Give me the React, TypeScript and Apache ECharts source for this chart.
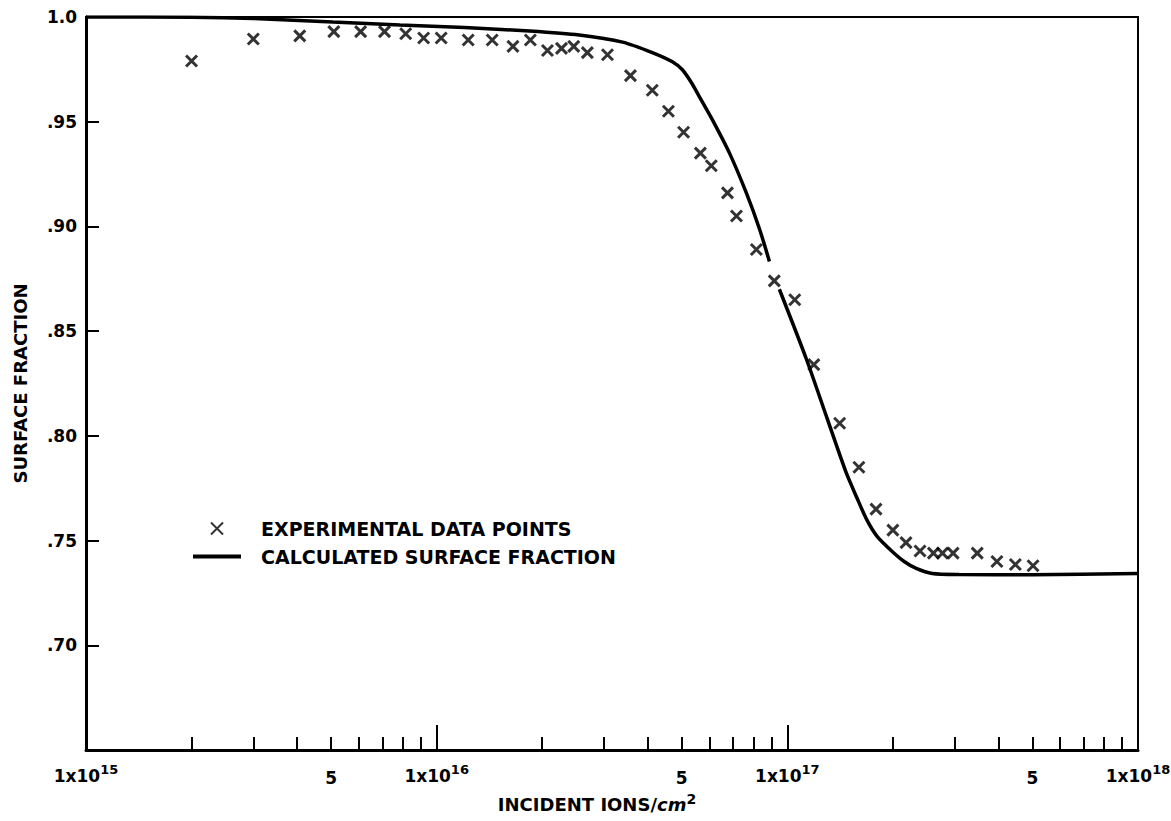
import React, { useEffect, useRef } from "react";
import * as echarts from "echarts";

// Measured surface fraction vs. incident ion fluence (ions/cm^2)
const expFluence = [
  2.0e15, 3.0e15, 4.07e15, 5.09e15, 6.07e15, 7.1e15, 8.16e15, 9.18e15, 1.03e16,
  1.23e16, 1.44e16, 1.65e16, 1.85e16, 2.07e16, 2.27e16, 2.46e16, 2.69e16, 3.07e16,
  3.57e16, 4.12e16, 4.58e16, 5.06e16, 5.65e16, 6.07e16, 6.75e16, 7.16e16, 8.16e16,
  9.18e16, 1.05e17, 1.19e17, 1.41e17, 1.6e17, 1.79e17, 2.0e17, 2.18e17, 2.39e17,
  2.61e17, 2.77e17, 2.97e17, 3.48e17, 3.96e17, 4.47e17, 5.02e17,
];
const expFraction = [
  0.979, 0.9895, 0.991, 0.993, 0.993, 0.993, 0.992, 0.99, 0.99,
  0.989, 0.989, 0.986, 0.989, 0.984, 0.985, 0.986, 0.983, 0.982,
  0.972, 0.965, 0.955, 0.945, 0.935, 0.929, 0.916, 0.905, 0.889,
  0.874, 0.865, 0.834, 0.806, 0.785, 0.765, 0.755, 0.749, 0.745,
  0.744, 0.744, 0.744, 0.744, 0.74, 0.7386, 0.738,
];

// Calculated surface fraction (null marks the break in the drawn curve)
const calcFluence = [
  1e15, 2e15, 3e15, 5.06e15, 7.86e15, 1.2e16, 1.84e16, 2.55e16, 3.39e16, 4.12e16,
  4.7e16, 5.02e16, 5.33e16, 5.61e16, 6.11e16, 6.84e16, 7.64e16, 8.32e16, 8.89e16, 9.2e16,
  9.49e16, 1.133e17, 1.3e17, 1.468e17, 1.583e17, 1.69e17, 1.805e17, 1.991e17,
  2.154e17, 2.331e17, 2.589e17, 3.09e17, 5.0e17, 1e18,
];
const calcFraction: (number | null)[] = [
  1.0, 0.9999, 0.9993, 0.9976, 0.9962, 0.995, 0.9933, 0.9914, 0.988, 0.983,
  0.9786, 0.9748, 0.9686, 0.962, 0.951, 0.935, 0.916, 0.899, 0.8833, null,
  0.87, 0.8367, 0.8081, 0.7829, 0.77, 0.7595, 0.7519, 0.7448,
  0.74, 0.7367, 0.7343, 0.7338, 0.7337, 0.7343,
];

// Axis ticks
const decades = [1e15, 1e16, 1e17, 1e18];
const minorMultipliers = [2, 3, 4, 5, 6, 7, 8, 9];
const fiveLabels = [5e15, 5e16, 5e17];
const yMin = 0.65;
const yMax = 1.0;
const yStep = 0.05;

const SERIES_EXP = "EXPERIMENTAL DATA POINTS";
const SERIES_CALC = "CALCULATED SURFACE FRACTION";

const FONT = "DejaVu Sans";
const baseText = { fontFamily: FONT, fontWeight: "bold" as const, color: "#000" };

export default function App() {
  const ref = useRef<HTMLDivElement>(null);

  useEffect(() => {
    if (!ref.current) return;
    const chart = echarts.init(ref.current, undefined, { renderer: "svg" });

    const minorTicks: number[] = [];
    decades.slice(0, -1).forEach((d) => minorMultipliers.forEach((m) => minorTicks.push(d * m)));

    const supRich = {
      b: { ...baseText, fontSize: 17 },
      sup: { ...baseText, fontSize: 13, padding: [0, 0, 12, 0] },
    };

    const option: any = {
      animation: false,
      backgroundColor: "#fff",
      grid: {
        left: 86,
        right: 33,
        top: 17,
        bottom: 71,
        show: true,
        borderColor: "#000",
        borderWidth: 2,
        outerBoundsMode: "none",
      },
      legend: {
        left: 188,
        top: 514,
        orient: "vertical",
        itemWidth: 48,
        itemHeight: 12,
        itemGap: 9,
        textStyle: { ...baseText, fontSize: 19, padding: [0, 0, 0, 15] },
        data: [
          { name: SERIES_EXP },
          { name: SERIES_CALC, icon: "path://M0,0H48V4H0Z" },
        ],
      },
      xAxis: [
        {
          // decade ticks and their labels
          type: "log",
          logBase: 10,
          min: decades[0],
          max: decades[decades.length - 1],
          splitNumber: decades.length - 1,
          position: "bottom",
          axisLine: { onZero: false, lineStyle: { color: "#000", width: 3 } },
          axisTick: {
            inside: true,
            length: 25,
            lineStyle: { color: "#000", width: 2 },
          },
          minorTick: { show: false },
          splitLine: { show: false },
          axisLabel: {
            margin: 13,
            showMinLabel: true,
            showMaxLabel: true,
            hideOverlap: false,
            formatter: (v: number) => `{b|1x10}{sup|${Math.round(Math.log10(v))}}`,
            rich: supRich,
          },
          name: "{b|INCIDENT IONS/}{c|cm}{sup|2}",
          nameLocation: "middle",
          nameGap: 42,
          nameTextStyle: {
            ...baseText,
            padding: [0, 30, 0, 0],
            rich: {
              b: { ...baseText, fontSize: 18 },
              c: { ...baseText, fontSize: 18, fontStyle: "italic" },
              sup: { ...baseText, fontSize: 14, padding: [0, 0, 11, 0] },
            },
          },
        },
        {
          // intermediate ticks (2..9 within each decade)
          type: "log",
          logBase: 10,
          min: decades[0],
          max: decades[decades.length - 1],
          position: "bottom",
          axisLine: { show: false, onZero: false },
          axisTick: {
            inside: true,
            length: 13,
            customValues: minorTicks,
            lineStyle: { color: "#000", width: 2 },
          },
          splitLine: { show: false },
          axisLabel: {
            margin: 19,
            customValues: fiveLabels,
            formatter: () => "5",
            ...baseText,
            fontSize: 17,
          },
        },
      ],
      yAxis: {
        type: "value",
        min: yMin,
        max: yMax,
        interval: yStep,
        axisLine: { show: true, onZero: false, lineStyle: { color: "#000", width: 3 } },
        axisTick: { inside: true, length: 13, lineStyle: { color: "#000", width: 2 } },
        splitLine: { show: false },
        axisLabel: {
          margin: 9,
          ...baseText,
          fontSize: 17,
          formatter: (v: number) => {
            if (Math.abs(v - yMin) < 1e-6) return "";
            if (Math.abs(v - 1) < 1e-6) return "1.0";
            return "." + Math.round(v * 100).toString().padStart(2, "0");
          },
        },
        name: "SURFACE FRACTION",
        nameLocation: "middle",
        nameGap: 57,
        nameTextStyle: { ...baseText, fontSize: 18 },
      },
      series: [
        {
          name: SERIES_CALC,
          type: "line",
          xAxisIndex: 0,
          data: calcFluence.map((x, i) => [x, calcFraction[i] === null ? "-" : calcFraction[i]]),
          showSymbol: false,
          symbol: "none",
          smooth: 0.25,
          connectNulls: false,
          lineStyle: { color: "#000", width: 3.5 },
          itemStyle: { color: "#000" },
          z: 3,
        },
        {
          name: SERIES_EXP,
          type: "scatter",
          xAxisIndex: 0,
          data: expFluence.map((x, i) => [x, expFraction[i]]),
          symbol: "path://M0,0L10,10M10,0L0,10",
          symbolSize: 11,
          symbolKeepAspect: true,
          itemStyle: { color: "rgba(0,0,0,0)", borderColor: "#000", borderWidth: 3 },
          z: 4,
        },
      ],
    };

    chart.setOption(option);
    return () => chart.dispose();
  }, []);

  return (
    <div
      ref={ref}
      style={{ position: "fixed", left: 0, top: 0, width: 1171, height: 821, background: "#fff" }}
    />
  );
}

——————

Exercise prompt >>
Set the data above down again exactly as given, with no pictures.

Solved problem >>
Give me the React, TypeScript and Apache ECharts source for this chart.
import React, { useEffect, useRef } from "react";
import * as echarts from "echarts";

// Measured surface fraction vs. incident ion fluence (ions/cm^2)
const expFluence = [
  2.0e15, 3.0e15, 4.07e15, 5.09e15, 6.07e15, 7.1e15, 8.16e15, 9.18e15, 1.03e16,
  1.23e16, 1.44e16, 1.65e16, 1.85e16, 2.07e16, 2.27e16, 2.46e16, 2.69e16, 3.07e16,
  3.57e16, 4.12e16, 4.58e16, 5.06e16, 5.65e16, 6.07e16, 6.75e16, 7.16e16, 8.16e16,
  9.18e16, 1.05e17, 1.19e17, 1.41e17, 1.6e17, 1.79e17, 2.0e17, 2.18e17, 2.39e17,
  2.61e17, 2.77e17, 2.97e17, 3.48e17, 3.96e17, 4.47e17, 5.02e17,
];
const expFraction = [
  0.979, 0.9895, 0.991, 0.993, 0.993, 0.993, 0.992, 0.99, 0.99,
  0.989, 0.989, 0.986, 0.989, 0.984, 0.985, 0.986, 0.983, 0.982,
  0.972, 0.965, 0.955, 0.945, 0.935, 0.929, 0.916, 0.905, 0.889,
  0.874, 0.865, 0.834, 0.806, 0.785, 0.765, 0.755, 0.749, 0.745,
  0.744, 0.744, 0.744, 0.744, 0.74, 0.7386, 0.738,
];

// Calculated surface fraction (null marks the break in the drawn curve)
const calcFluence = [
  1e15, 2e15, 3e15, 5.06e15, 7.86e15, 1.2e16, 1.84e16, 2.55e16, 3.39e16, 4.12e16,
  4.7e16, 5.02e16, 5.33e16, 5.61e16, 6.11e16, 6.84e16, 7.64e16, 8.32e16, 8.89e16, 9.2e16,
  9.49e16, 1.133e17, 1.3e17, 1.468e17, 1.583e17, 1.69e17, 1.805e17, 1.991e17,
  2.154e17, 2.331e17, 2.589e17, 3.09e17, 5.0e17, 1e18,
];
const calcFraction: (number | null)[] = [
  1.0, 0.9999, 0.9993, 0.9976, 0.9962, 0.995, 0.9933, 0.9914, 0.988, 0.983,
  0.9786, 0.9748, 0.9686, 0.962, 0.951, 0.935, 0.916, 0.899, 0.8833, null,
  0.87, 0.8367, 0.8081, 0.7829, 0.77, 0.7595, 0.7519, 0.7448,
  0.74, 0.7367, 0.7343, 0.7338, 0.7337, 0.7343,
];

// Axis ticks
const decades = [1e15, 1e16, 1e17, 1e18];
const minorMultipliers = [2, 3, 4, 5, 6, 7, 8, 9];
const fiveLabels = [5e15, 5e16, 5e17];
const yMin = 0.65;
const yMax = 1.0;
const yStep = 0.05;

const SERIES_EXP = "EXPERIMENTAL DATA POINTS";
const SERIES_CALC = "CALCULATED SURFACE FRACTION";

const FONT = "DejaVu Sans";
const baseText = { fontFamily: FONT, fontWeight: "bold" as const, color: "#000" };

export default function App() {
  const ref = useRef<HTMLDivElement>(null);

  useEffect(() => {
    if (!ref.current) return;
    const chart = echarts.init(ref.current, undefined, { renderer: "svg" });

    const minorTicks: number[] = [];
    decades.slice(0, -1).forEach((d) => minorMultipliers.forEach((m) => minorTicks.push(d * m)));

    const supRich = {
      b: { ...baseText, fontSize: 17 },
      sup: { ...baseText, fontSize: 13, padding: [0, 0, 12, 0] },
    };

    const option: any = {
      animation: false,
      backgroundColor: "#fff",
      grid: {
        left: 86,
        right: 33,
        top: 17,
        bottom: 71,
        show: true,
        borderColor: "#000",
        borderWidth: 2,
        outerBoundsMode: "none",
      },
      legend: {
        left: 188,
        top: 514,
        orient: "vertical",
        itemWidth: 48,
        itemHeight: 12,
        itemGap: 9,
        textStyle: { ...baseText, fontSize: 19, padding: [0, 0, 0, 15] },
        data: [
          { name: SERIES_EXP },
          { name: SERIES_CALC, icon: "path://M0,0H48V4H0Z" },
        ],
      },
      xAxis: [
        {
          // decade ticks and their labels
          type: "log",
          logBase: 10,
          min: decades[0],
          max: decades[decades.length - 1],
          splitNumber: decades.length - 1,
          position: "bottom",
          axisLine: { onZero: false, lineStyle: { color: "#000", width: 3 } },
          axisTick: {
            inside: true,
            length: 25,
            lineStyle: { color: "#000", width: 2 },
          },
          minorTick: { show: false },
          splitLine: { show: false },
          axisLabel: {
            margin: 13,
            showMinLabel: true,
            showMaxLabel: true,
            hideOverlap: false,
            formatter: (v: number) => `{b|1x10}{sup|${Math.round(Math.log10(v))}}`,
            rich: supRich,
          },
          name: "{b|INCIDENT IONS/}{c|cm}{sup|2}",
          nameLocation: "middle",
          nameGap: 42,
          nameTextStyle: {
            ...baseText,
            padding: [0, 30, 0, 0],
            rich: {
              b: { ...baseText, fontSize: 18 },
              c: { ...baseText, fontSize: 18, fontStyle: "italic" },
              sup: { ...baseText, fontSize: 14, padding: [0, 0, 11, 0] },
            },
          },
        },
        {
          // intermediate ticks (2..9 within each decade)
          type: "log",
          logBase: 10,
          min: decades[0],
          max: decades[decades.length - 1],
          position: "bottom",
          axisLine: { show: false, onZero: false },
          axisTick: {
            inside: true,
            length: 13,
            customValues: minorTicks,
            lineStyle: { color: "#000", width: 2 },
          },
          splitLine: { show: false },
          axisLabel: {
            margin: 19,
            customValues: fiveLabels,
            formatter: () => "5",
            ...baseText,
            fontSize: 17,
          },
        },
      ],
      yAxis: {
        type: "value",
        min: yMin,
        max: yMax,
        interval: yStep,
        axisLine: { show: true, onZero: false, lineStyle: { color: "#000", width: 3 } },
        axisTick: { inside: true, length: 13, lineStyle: { color: "#000", width: 2 } },
        splitLine: { show: false },
        axisLabel: {
          margin: 9,
          ...baseText,
          fontSize: 17,
          formatter: (v: number) => {
            if (Math.abs(v - yMin) < 1e-6) return "";
            if (Math.abs(v - 1) < 1e-6) return "1.0";
            return "." + Math.round(v * 100).toString().padStart(2, "0");
          },
        },
        name: "SURFACE FRACTION",
        nameLocation: "middle",
        nameGap: 57,
        nameTextStyle: { ...baseText, fontSize: 18 },
      },
      series: [
        {
          name: SERIES_CALC,
          type: "line",
          xAxisIndex: 0,
          data: calcFluence.map((x, i) => [x, calcFraction[i] === null ? "-" : calcFraction[i]]),
          showSymbol: false,
          symbol: "none",
          smooth: 0.25,
          connectNulls: false,
          lineStyle: { color: "#000", width: 3.5 },
          itemStyle: { color: "#000" },
          z: 3,
        },
        {
          name: SERIES_EXP,
          type: "scatter",
          xAxisIndex: 0,
          data: expFluence.map((x, i) => [x, expFraction[i]]),
          symbol: "path://M0,0L10,10M10,0L0,10",
          symbolSize: 11,
          symbolKeepAspect: true,
          itemStyle: { color: "rgba(0,0,0,0)", borderColor: "#000", borderWidth: 3 },
          z: 4,
        },
      ],
    };

    chart.setOption(option);
    return () => chart.dispose();
  }, []);

  return (
    <div
      ref={ref}
      style={{ position: "fixed", left: 0, top: 0, width: 1171, height: 821, background: "#fff" }}
    />
  );
}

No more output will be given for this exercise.